‘Police Operation’ Held in Kodori
Officials have confirmed that a police operation in underway in troubled Kodori Gorge against the rebellious paramilitary group led by local warlord Emzar Kvitsiani.
“A planned police operation is underway with the aim to restore constitutional order in Kodori,” Kakha Lomaia, the Education Minister, told Rustavi 2 television in the evening on July 25.
“I am not in the position to talk about details of this operation,” Lomaia said, later adding that “Those who defy and resist government forces will be demolished.” He declined to comment on whether there have been any casualties.
He said that the Kodori-based paramilitary group Monadire (Hunter) now has only two options: “they will either surrender arms, or they will be liquidated.”
Meanwhile, official reports say that government forces disarmed a 60-member unit of the militia group. Also according to this report, rebels blew up one of the bridges in the gorge.
No independent confirmation of these reports is available.
There is also no confirmed information on the total number of rebels. Before being disbanded by the Defense Ministry in 2005, the Monadire group consisted of up to 400 men.
Influential lawmaker Givi Targamadze, who chairs the parliamentary committee for defense and security, said that order in Kodori will be restored “soon and effectively.”

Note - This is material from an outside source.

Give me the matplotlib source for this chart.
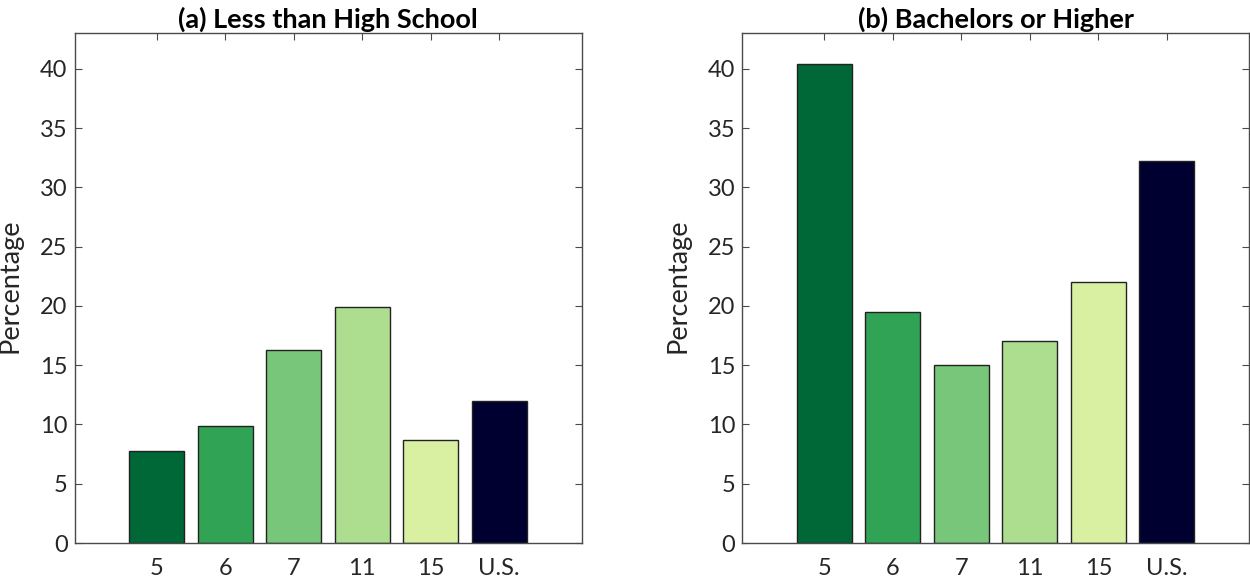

“Everybody will see that talks about the strength of our law enforcement agencies are not just empty words,” MP Targamadze said.

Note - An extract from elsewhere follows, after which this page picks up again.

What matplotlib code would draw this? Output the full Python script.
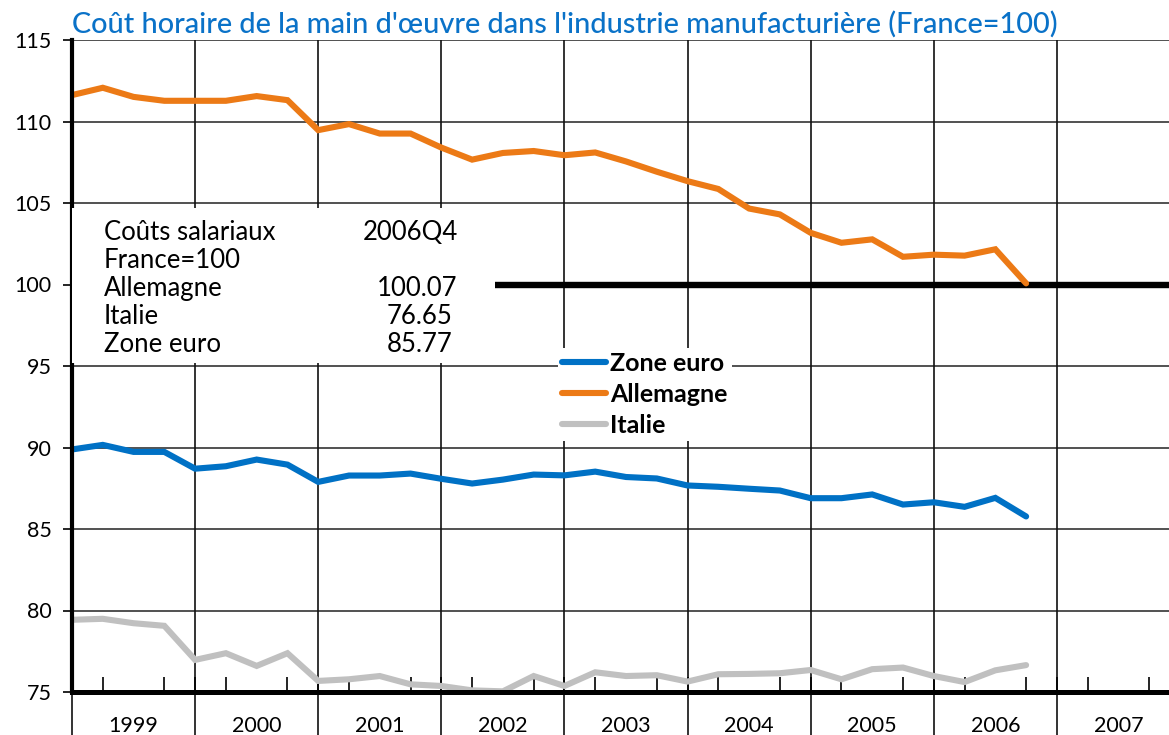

His deputy MP Nika Rurua ruled out the possibility that the current police operation will grow into “a large-scale military operation.”
News about clashes between the governmental forces and militias in Kodori broke out at about 8 pm local time, according to Georgian media sources.
Russian television, citing Russian peacekeeping command in Abkhazia, also reported that a shootout was taking place near the village Omarishara in Kodori gorge.
Earlier on July 25 Georgian Foreign Minister Gela Bezhuashvili ruled out, as he put it, “military operation” in Kodori, but said that police operation was possible to restore rule and order there.
Russia warned on July 25 that the use of force in Kodori might lead to a new conflict in the region.
Vice-Speaker of the Georgian Parliament Mikhail Machavariani reiterated an official position of Tbilisi and said that Russia is behind rebellious warlord Kvitsiani.
Upper Kodori gorge is the only territory of breakaway Abkhazia out of the secessionist authorities’ control.
There are two possible ways to reach upper Kodori Gorge – one is from the Abkhaz-controlled territory from the south and another from the north-east via a rough mountain road from Svaneti, the western Georgian region bordering with breakaway Abkhazia.
Meanwhile, the Interior Ministry released a recording of a phone conversation between Kvitsiani and Irakli Batiashvili of the opposition Forward Georgia party. In a taped conversation Kvitsiani tells Batiashvili that breakaway Abkhazia’s Deputy Defense Minister Gari Kupalba offered a help with Abkhaz fighters to repel government troops. Later Batiashvili told Rustavi 2 that the taped conversation was edited and missing the portion where Kvitsiani says that he has declined Kupalba’s offer.